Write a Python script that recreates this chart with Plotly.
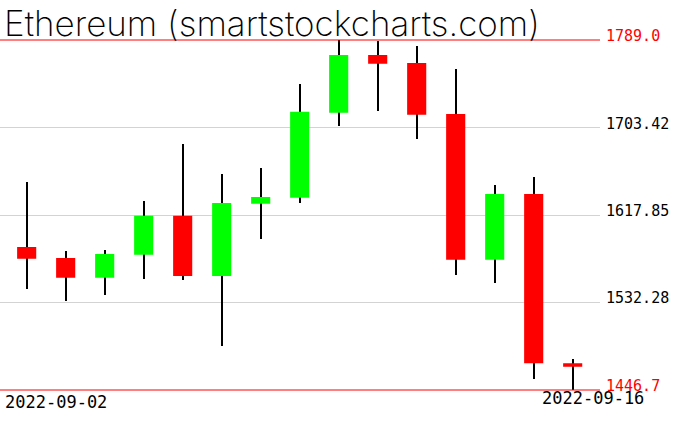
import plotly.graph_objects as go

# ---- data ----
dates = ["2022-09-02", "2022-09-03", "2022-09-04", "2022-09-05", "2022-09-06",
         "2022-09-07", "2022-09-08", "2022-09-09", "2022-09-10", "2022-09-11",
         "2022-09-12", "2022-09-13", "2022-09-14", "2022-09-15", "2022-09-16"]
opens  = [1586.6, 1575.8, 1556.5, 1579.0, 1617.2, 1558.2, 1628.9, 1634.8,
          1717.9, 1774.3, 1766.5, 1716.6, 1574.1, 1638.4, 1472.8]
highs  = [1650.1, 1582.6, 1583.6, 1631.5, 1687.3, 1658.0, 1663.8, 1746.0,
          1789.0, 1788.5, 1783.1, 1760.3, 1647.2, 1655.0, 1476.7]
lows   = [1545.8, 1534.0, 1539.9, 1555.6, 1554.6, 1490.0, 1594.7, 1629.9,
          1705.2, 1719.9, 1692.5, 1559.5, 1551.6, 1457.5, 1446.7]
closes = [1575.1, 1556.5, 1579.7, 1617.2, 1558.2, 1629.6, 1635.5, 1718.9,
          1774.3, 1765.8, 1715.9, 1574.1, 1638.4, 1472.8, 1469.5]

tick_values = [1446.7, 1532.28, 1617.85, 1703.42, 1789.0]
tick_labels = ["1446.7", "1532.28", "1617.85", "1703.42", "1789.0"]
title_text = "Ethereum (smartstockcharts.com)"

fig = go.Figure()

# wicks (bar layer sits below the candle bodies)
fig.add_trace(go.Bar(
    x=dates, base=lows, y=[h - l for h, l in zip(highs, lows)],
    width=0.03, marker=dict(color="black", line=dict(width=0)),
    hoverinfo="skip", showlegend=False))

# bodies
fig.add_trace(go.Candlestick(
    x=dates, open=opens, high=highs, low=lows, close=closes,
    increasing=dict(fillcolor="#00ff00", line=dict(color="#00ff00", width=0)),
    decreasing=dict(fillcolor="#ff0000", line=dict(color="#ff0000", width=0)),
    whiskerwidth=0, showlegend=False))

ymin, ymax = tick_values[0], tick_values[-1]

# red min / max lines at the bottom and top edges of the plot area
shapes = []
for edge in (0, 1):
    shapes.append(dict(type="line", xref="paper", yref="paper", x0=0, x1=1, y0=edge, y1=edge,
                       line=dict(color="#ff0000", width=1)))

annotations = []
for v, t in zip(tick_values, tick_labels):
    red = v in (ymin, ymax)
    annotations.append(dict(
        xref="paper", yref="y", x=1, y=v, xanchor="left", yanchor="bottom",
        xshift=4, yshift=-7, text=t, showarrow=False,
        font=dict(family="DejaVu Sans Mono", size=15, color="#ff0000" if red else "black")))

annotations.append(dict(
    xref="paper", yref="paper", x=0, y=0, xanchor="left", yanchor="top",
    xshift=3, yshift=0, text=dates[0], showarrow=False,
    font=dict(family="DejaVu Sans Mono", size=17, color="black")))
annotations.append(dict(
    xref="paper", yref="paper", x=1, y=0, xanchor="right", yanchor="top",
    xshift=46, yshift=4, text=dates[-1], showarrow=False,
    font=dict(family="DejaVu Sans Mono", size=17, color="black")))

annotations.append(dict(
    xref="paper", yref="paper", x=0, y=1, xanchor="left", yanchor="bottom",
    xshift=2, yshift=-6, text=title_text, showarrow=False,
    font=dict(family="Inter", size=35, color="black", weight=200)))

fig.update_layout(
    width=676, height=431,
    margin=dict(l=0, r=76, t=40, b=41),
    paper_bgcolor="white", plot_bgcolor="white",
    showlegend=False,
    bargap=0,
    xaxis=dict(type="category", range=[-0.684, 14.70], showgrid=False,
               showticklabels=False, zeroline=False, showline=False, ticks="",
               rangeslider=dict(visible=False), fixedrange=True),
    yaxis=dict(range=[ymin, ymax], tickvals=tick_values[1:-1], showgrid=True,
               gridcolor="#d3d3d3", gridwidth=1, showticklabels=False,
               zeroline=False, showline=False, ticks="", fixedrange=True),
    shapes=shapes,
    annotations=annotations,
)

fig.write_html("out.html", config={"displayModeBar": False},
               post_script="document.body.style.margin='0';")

> **Exercise instructions**
Leave every image out, and retype the material exactly.

> **Response to this task**
Write a Python script that recreates this chart with Plotly.
import plotly.graph_objects as go

# ---- data ----
dates = ["2022-09-02", "2022-09-03", "2022-09-04", "2022-09-05", "2022-09-06",
         "2022-09-07", "2022-09-08", "2022-09-09", "2022-09-10", "2022-09-11",
         "2022-09-12", "2022-09-13", "2022-09-14", "2022-09-15", "2022-09-16"]
opens  = [1586.6, 1575.8, 1556.5, 1579.0, 1617.2, 1558.2, 1628.9, 1634.8,
          1717.9, 1774.3, 1766.5, 1716.6, 1574.1, 1638.4, 1472.8]
highs  = [1650.1, 1582.6, 1583.6, 1631.5, 1687.3, 1658.0, 1663.8, 1746.0,
          1789.0, 1788.5, 1783.1, 1760.3, 1647.2, 1655.0, 1476.7]
lows   = [1545.8, 1534.0, 1539.9, 1555.6, 1554.6, 1490.0, 1594.7, 1629.9,
          1705.2, 1719.9, 1692.5, 1559.5, 1551.6, 1457.5, 1446.7]
closes = [1575.1, 1556.5, 1579.7, 1617.2, 1558.2, 1629.6, 1635.5, 1718.9,
          1774.3, 1765.8, 1715.9, 1574.1, 1638.4, 1472.8, 1469.5]

tick_values = [1446.7, 1532.28, 1617.85, 1703.42, 1789.0]
tick_labels = ["1446.7", "1532.28", "1617.85", "1703.42", "1789.0"]
title_text = "Ethereum (smartstockcharts.com)"

fig = go.Figure()

# wicks (bar layer sits below the candle bodies)
fig.add_trace(go.Bar(
    x=dates, base=lows, y=[h - l for h, l in zip(highs, lows)],
    width=0.03, marker=dict(color="black", line=dict(width=0)),
    hoverinfo="skip", showlegend=False))

# bodies
fig.add_trace(go.Candlestick(
    x=dates, open=opens, high=highs, low=lows, close=closes,
    increasing=dict(fillcolor="#00ff00", line=dict(color="#00ff00", width=0)),
    decreasing=dict(fillcolor="#ff0000", line=dict(color="#ff0000", width=0)),
    whiskerwidth=0, showlegend=False))

ymin, ymax = tick_values[0], tick_values[-1]

# red min / max lines at the bottom and top edges of the plot area
shapes = []
for edge in (0, 1):
    shapes.append(dict(type="line", xref="paper", yref="paper", x0=0, x1=1, y0=edge, y1=edge,
                       line=dict(color="#ff0000", width=1)))

annotations = []
for v, t in zip(tick_values, tick_labels):
    red = v in (ymin, ymax)
    annotations.append(dict(
        xref="paper", yref="y", x=1, y=v, xanchor="left", yanchor="bottom",
        xshift=4, yshift=-7, text=t, showarrow=False,
        font=dict(family="DejaVu Sans Mono", size=15, color="#ff0000" if red else "black")))

annotations.append(dict(
    xref="paper", yref="paper", x=0, y=0, xanchor="left", yanchor="top",
    xshift=3, yshift=0, text=dates[0], showarrow=False,
    font=dict(family="DejaVu Sans Mono", size=17, color="black")))
annotations.append(dict(
    xref="paper", yref="paper", x=1, y=0, xanchor="right", yanchor="top",
    xshift=46, yshift=4, text=dates[-1], showarrow=False,
    font=dict(family="DejaVu Sans Mono", size=17, color="black")))

annotations.append(dict(
    xref="paper", yref="paper", x=0, y=1, xanchor="left", yanchor="bottom",
    xshift=2, yshift=-6, text=title_text, showarrow=False,
    font=dict(family="Inter", size=35, color="black", weight=200)))

fig.update_layout(
    width=676, height=431,
    margin=dict(l=0, r=76, t=40, b=41),
    paper_bgcolor="white", plot_bgcolor="white",
    showlegend=False,
    bargap=0,
    xaxis=dict(type="category", range=[-0.684, 14.70], showgrid=False,
               showticklabels=False, zeroline=False, showline=False, ticks="",
               rangeslider=dict(visible=False), fixedrange=True),
    yaxis=dict(range=[ymin, ymax], tickvals=tick_values[1:-1], showgrid=True,
               gridcolor="#d3d3d3", gridwidth=1, showticklabels=False,
               zeroline=False, showline=False, ticks="", fixedrange=True),
    shapes=shapes,
    annotations=annotations,
)

fig.write_html("out.html", config={"displayModeBar": False},
               post_script="document.body.style.margin='0';")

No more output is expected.